I not only worked a classified desk and wrote a column there, I also worked in retail/display advertising at three other newspapers, the Casa Grande Dispatch at Casa Grande, Arizona, and two Arkansas newspapers the Daily Sifting Herald at Arkadelphia, and the Hope Star at Hope.
I also wrote an advertising column at the Star titled, "Ad Venture."
Then I moved over to the editorial side at the Star and this is where I found my real niche -- I loved journalism from day one.
I was a single mom who had a four year-old in day care, a teenager in high school, and I was working full time as a reporter.
That should be enough for anyone to have on their plate, but I loved reporting enough that I went back to college to study journalism. My first round of college had been as a sociology major. This time it was a different experience and I enjoyed every course even a tremendously large book and study on the history of journalism. I read every page of that history book. I didn't read every page of the other history courses I took in college.
I would do homework until 2 a.m., get a few hours sleep and get up to get the kids off to day care and school and get to work at 8 a.m.
It was an exhausting time but I crammed two years of journalism courses into as small a time as possible by not taking summer breaks.

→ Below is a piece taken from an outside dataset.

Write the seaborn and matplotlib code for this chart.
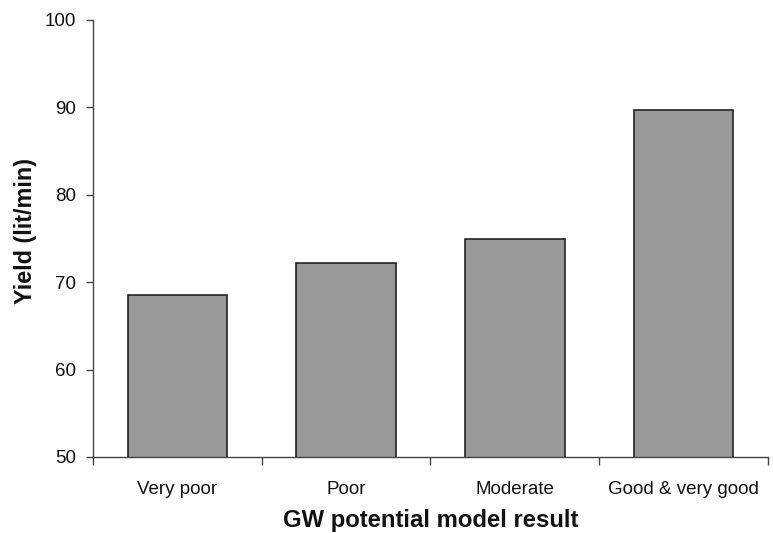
import matplotlib
matplotlib.use("Agg")
import matplotlib.pyplot as plt
import seaborn as sns
import pandas as pd
from matplotlib.ticker import FixedLocator, NullFormatter

categories = ["Very poor", "Poor", "Moderate", "Good & very good"]
yield_values = [68.5, 72.2, 74.9, 89.7]
y_ticks = [50, 60, 70, 80, 90, 100]

sns.set_theme(style="white")
plt.rcParams['font.family'] = ['Liberation Sans', 'DejaVu Sans']

df = pd.DataFrame({"category": categories, "yield": yield_values})

fig = plt.figure(figsize=(7.73, 5.33), dpi=100)
ax = fig.add_axes([0.1203, 0.1426, 0.8732, 0.8199])

sns.barplot(data=df, x="category", y="yield", ax=ax, color="#999999",
            saturation=1, width=0.59, edgecolor="#222222", linewidth=1.2)

ax.set_ylim(50, 100)
ax.set_yticks(y_ticks)
ax.set_xlim(-0.5, len(categories) - 0.5)

# x ticks at category boundaries, labels at centres
ax.xaxis.set_major_locator(FixedLocator([i - 0.5 for i in range(len(categories) + 1)]))
ax.xaxis.set_major_formatter(NullFormatter())
ax.xaxis.set_minor_locator(FixedLocator(list(range(len(categories)))))
ax.set_xticklabels(categories, minor=True)
ax.tick_params(axis="x", which="major", direction="out", length=6, width=1, color="#444444", bottom=True)
ax.tick_params(axis="x", which="minor", length=0, pad=17, labelsize=13.5, labelcolor="#111111")
ax.tick_params(axis="y", direction="out", length=5, width=1, color="#444444", left=True,
               labelsize=13.5, labelcolor="#111111", pad=7)

for s in ["top", "right"]:
    ax.spines[s].set_visible(False)
for s in ["left", "bottom"]:
    ax.spines[s].set_color("#444444")
    ax.spines[s].set_linewidth(1)

ax.set_xlabel("GW potential model result", fontsize=17.2, fontweight="bold", color="#111111")
ax.xaxis.set_label_coords(0.5, -0.118)
ax.xaxis.label.set_va("top")
ax.set_ylabel("Yield (lit/min)", fontsize=16.8, fontweight="bold", color="#111111")
ax.yaxis.set_label_coords(-0.083, 0.517)

fig.savefig("out.png", dpi=100)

Later becoming an editor made a change at work -- I was most often going over reporters' stories and making decisions about what to run and what to not to run. I also had to get even more acquainted with the legal ins and outs of publishing a newspaper -- what could or could not be published to save the paper from any lawsuits.
I still covered some stories like a major crime in Hope that I've always remembered -- a young woman was shot five times early one morning by a man who stole her pickup and raced toward Little Rock. We were on the site of the murder and I was in touch with local law enforcement officials to get the story shortly after the murder happened.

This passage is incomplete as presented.